Problem requirements>
Show every line containing "What" by copying it.

Stored items from a collection>
===============

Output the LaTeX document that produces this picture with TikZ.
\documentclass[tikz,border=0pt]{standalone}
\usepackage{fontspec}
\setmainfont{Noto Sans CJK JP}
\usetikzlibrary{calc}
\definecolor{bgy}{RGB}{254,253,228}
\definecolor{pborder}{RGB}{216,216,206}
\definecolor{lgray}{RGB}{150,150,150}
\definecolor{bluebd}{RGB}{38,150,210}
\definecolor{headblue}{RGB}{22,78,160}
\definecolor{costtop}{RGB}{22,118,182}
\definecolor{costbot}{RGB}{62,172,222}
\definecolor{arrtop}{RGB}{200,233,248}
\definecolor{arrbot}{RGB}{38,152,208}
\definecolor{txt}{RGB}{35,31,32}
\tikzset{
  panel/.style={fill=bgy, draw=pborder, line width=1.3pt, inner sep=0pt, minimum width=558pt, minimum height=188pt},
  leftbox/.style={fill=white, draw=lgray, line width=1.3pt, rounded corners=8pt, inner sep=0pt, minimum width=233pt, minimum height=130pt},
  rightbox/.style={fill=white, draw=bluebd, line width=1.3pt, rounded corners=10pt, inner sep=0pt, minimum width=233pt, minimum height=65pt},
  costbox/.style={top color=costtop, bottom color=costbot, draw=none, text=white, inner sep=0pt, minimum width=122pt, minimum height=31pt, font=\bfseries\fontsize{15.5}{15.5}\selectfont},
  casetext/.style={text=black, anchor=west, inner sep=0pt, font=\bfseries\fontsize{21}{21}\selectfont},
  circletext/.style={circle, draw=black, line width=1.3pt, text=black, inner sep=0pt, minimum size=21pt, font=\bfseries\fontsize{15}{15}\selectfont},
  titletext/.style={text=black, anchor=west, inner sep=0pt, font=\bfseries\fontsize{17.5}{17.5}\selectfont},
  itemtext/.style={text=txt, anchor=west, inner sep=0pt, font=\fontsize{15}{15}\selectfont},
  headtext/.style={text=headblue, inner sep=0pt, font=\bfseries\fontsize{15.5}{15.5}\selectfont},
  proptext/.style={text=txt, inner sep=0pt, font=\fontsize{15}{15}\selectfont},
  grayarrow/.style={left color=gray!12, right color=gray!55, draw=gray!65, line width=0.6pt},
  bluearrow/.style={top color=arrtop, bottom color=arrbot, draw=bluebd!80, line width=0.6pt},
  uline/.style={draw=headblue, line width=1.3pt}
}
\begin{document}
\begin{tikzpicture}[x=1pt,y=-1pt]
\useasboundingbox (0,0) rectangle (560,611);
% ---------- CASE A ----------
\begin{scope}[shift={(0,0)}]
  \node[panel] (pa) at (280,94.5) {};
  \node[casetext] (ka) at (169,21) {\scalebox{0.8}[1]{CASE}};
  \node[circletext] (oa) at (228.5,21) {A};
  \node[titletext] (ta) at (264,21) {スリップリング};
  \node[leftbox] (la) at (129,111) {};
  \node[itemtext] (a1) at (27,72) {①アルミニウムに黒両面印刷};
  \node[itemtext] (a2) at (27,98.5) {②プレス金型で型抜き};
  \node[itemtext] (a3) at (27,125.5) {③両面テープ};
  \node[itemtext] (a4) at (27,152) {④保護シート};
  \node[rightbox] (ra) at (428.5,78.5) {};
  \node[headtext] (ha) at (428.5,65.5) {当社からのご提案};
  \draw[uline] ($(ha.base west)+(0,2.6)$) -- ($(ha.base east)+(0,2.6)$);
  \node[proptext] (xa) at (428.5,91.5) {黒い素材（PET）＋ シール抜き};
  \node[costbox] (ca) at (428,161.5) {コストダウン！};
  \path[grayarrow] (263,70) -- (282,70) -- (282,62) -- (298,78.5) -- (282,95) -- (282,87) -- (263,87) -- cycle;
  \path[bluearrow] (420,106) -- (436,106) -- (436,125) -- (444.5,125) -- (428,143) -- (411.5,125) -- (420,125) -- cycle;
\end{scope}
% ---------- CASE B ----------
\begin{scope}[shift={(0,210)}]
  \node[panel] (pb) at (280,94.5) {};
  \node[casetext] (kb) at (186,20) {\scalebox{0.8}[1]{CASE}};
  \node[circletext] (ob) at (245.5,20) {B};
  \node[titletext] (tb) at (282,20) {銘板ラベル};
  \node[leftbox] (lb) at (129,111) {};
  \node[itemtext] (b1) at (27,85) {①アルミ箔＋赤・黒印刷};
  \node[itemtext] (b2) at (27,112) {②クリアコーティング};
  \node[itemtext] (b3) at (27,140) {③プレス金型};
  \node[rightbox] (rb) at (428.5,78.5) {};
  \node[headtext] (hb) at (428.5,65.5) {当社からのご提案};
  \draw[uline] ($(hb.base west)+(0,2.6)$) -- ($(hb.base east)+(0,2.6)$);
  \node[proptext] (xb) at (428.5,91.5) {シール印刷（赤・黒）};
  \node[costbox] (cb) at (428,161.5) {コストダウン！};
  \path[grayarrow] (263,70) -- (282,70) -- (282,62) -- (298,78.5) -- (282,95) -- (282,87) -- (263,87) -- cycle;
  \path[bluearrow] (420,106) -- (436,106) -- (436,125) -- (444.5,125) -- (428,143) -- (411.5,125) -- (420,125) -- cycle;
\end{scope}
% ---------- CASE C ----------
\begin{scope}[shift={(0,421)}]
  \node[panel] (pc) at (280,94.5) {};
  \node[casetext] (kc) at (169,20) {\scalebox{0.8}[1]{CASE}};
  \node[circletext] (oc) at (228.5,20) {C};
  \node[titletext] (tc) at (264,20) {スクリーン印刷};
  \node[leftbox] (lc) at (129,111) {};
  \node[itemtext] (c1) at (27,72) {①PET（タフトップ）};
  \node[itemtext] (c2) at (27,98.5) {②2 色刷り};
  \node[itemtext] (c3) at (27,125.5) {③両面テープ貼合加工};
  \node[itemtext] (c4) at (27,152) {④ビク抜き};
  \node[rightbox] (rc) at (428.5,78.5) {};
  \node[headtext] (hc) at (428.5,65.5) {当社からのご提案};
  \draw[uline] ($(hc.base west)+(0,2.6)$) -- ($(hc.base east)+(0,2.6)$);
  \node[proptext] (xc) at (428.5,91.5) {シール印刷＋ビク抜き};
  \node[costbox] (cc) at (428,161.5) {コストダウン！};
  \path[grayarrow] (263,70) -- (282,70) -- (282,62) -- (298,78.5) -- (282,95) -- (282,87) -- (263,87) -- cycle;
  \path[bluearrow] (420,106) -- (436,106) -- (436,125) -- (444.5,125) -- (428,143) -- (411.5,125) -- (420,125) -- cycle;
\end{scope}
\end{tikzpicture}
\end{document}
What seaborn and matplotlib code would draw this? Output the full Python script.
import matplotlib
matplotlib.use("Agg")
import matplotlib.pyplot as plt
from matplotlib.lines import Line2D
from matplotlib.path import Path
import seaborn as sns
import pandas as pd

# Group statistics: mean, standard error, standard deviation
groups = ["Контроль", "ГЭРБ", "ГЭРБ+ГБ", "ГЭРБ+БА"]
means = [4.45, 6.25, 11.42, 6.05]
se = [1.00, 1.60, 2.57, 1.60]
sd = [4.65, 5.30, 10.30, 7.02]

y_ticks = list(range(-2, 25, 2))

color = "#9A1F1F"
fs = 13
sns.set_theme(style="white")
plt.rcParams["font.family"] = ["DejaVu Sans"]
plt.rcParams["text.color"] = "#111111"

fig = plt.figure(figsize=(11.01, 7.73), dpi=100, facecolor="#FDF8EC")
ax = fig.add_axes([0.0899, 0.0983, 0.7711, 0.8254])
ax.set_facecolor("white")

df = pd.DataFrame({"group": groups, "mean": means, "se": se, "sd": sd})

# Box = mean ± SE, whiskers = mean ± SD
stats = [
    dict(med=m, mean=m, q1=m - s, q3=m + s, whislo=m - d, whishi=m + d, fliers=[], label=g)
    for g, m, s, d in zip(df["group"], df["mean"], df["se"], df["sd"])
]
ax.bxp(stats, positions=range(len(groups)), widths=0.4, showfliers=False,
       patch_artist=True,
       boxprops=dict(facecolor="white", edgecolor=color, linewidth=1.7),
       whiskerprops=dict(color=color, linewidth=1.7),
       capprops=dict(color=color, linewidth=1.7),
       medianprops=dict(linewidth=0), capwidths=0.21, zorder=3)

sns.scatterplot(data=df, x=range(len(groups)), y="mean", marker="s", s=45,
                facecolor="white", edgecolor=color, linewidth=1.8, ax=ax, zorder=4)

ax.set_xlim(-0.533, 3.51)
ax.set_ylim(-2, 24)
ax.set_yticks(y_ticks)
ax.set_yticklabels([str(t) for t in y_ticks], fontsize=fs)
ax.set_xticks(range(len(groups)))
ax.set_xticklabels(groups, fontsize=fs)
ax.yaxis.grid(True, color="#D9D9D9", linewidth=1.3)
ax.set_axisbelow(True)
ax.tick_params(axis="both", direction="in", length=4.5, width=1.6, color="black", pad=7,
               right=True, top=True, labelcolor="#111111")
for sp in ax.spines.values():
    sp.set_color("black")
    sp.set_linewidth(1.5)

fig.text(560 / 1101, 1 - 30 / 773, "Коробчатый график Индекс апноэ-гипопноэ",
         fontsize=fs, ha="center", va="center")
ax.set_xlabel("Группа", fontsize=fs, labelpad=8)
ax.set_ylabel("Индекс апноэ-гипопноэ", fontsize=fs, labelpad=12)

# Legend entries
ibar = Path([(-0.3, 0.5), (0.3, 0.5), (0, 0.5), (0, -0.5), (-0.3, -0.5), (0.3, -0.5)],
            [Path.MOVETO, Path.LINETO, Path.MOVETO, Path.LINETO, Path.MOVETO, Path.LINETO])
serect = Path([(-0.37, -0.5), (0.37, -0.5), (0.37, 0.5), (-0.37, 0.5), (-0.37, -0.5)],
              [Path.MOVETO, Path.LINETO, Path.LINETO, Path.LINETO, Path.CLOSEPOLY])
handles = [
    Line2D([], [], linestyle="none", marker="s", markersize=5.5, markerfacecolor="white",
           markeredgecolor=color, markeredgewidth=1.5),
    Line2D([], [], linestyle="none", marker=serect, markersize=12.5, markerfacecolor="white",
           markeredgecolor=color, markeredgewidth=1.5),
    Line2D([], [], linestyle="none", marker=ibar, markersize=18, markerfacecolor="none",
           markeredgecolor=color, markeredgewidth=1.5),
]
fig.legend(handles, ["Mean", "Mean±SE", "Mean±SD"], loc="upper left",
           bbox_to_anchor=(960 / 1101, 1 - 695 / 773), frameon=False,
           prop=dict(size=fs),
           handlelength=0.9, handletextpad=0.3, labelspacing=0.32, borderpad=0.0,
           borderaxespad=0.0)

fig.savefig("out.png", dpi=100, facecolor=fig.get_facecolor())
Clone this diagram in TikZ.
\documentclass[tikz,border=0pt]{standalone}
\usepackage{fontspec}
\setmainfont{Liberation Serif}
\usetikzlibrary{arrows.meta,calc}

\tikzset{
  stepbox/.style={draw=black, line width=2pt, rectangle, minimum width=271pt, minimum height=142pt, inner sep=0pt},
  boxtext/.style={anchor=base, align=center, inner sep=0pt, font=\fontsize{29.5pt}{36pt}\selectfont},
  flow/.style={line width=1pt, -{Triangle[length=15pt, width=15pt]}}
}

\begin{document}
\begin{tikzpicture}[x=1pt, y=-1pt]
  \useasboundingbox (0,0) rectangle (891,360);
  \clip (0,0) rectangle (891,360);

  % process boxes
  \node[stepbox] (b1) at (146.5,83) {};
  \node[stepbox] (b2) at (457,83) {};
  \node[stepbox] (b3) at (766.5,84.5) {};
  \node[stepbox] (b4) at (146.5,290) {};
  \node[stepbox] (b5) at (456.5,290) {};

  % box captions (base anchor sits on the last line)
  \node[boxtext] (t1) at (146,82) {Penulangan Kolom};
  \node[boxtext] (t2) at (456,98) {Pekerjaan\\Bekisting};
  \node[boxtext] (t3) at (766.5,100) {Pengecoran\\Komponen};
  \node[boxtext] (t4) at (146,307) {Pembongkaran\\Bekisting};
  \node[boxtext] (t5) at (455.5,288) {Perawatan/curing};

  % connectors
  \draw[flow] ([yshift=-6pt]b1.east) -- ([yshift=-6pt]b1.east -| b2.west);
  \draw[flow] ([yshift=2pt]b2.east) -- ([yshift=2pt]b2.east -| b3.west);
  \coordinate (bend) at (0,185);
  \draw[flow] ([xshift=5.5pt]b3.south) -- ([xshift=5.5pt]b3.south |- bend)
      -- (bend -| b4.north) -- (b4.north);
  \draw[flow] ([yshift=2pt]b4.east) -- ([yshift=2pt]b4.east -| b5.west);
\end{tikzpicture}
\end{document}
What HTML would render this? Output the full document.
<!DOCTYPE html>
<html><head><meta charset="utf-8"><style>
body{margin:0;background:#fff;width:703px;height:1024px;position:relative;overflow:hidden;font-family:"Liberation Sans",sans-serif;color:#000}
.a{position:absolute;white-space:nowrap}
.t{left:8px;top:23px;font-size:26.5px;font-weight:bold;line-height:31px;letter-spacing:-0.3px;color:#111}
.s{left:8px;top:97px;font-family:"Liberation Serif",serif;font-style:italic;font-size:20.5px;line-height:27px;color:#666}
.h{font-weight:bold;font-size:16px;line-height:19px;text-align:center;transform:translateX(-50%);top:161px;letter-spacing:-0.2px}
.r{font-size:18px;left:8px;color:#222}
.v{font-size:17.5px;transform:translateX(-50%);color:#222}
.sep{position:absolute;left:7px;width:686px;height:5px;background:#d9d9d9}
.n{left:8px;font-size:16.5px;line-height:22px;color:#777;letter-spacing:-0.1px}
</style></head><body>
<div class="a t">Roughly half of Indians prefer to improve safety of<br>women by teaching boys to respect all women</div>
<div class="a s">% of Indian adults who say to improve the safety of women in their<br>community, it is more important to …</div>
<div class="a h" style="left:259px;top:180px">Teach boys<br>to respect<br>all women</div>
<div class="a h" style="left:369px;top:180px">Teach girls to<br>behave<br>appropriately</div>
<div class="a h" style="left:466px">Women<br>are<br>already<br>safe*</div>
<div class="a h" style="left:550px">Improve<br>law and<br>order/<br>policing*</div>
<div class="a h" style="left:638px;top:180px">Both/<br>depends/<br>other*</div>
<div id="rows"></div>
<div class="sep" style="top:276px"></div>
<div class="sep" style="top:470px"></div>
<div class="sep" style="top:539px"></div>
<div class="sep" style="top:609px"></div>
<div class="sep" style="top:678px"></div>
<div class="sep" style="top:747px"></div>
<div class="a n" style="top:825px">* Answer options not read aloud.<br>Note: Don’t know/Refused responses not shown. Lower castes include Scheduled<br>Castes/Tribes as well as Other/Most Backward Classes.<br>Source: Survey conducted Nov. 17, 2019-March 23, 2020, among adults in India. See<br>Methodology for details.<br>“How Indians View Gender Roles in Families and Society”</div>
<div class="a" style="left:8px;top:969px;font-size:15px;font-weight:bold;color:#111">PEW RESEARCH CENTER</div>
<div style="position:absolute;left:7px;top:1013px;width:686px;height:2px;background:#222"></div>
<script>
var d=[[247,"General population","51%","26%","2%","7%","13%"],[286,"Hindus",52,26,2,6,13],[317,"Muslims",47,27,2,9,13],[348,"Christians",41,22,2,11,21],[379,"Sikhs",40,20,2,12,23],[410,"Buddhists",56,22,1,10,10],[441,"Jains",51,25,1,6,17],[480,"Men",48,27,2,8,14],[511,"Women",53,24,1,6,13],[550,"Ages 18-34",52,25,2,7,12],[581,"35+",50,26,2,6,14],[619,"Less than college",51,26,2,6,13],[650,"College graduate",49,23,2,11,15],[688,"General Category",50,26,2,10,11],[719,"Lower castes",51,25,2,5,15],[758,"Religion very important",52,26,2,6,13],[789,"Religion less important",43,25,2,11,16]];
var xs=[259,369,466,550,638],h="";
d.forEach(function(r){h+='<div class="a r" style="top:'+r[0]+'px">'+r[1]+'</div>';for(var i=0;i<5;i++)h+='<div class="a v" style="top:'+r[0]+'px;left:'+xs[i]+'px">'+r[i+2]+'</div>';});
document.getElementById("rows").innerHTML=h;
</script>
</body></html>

===============

Complete answer>
What seaborn and matplotlib code would draw this? Output the full Python script.
What HTML would render this? Output the full document.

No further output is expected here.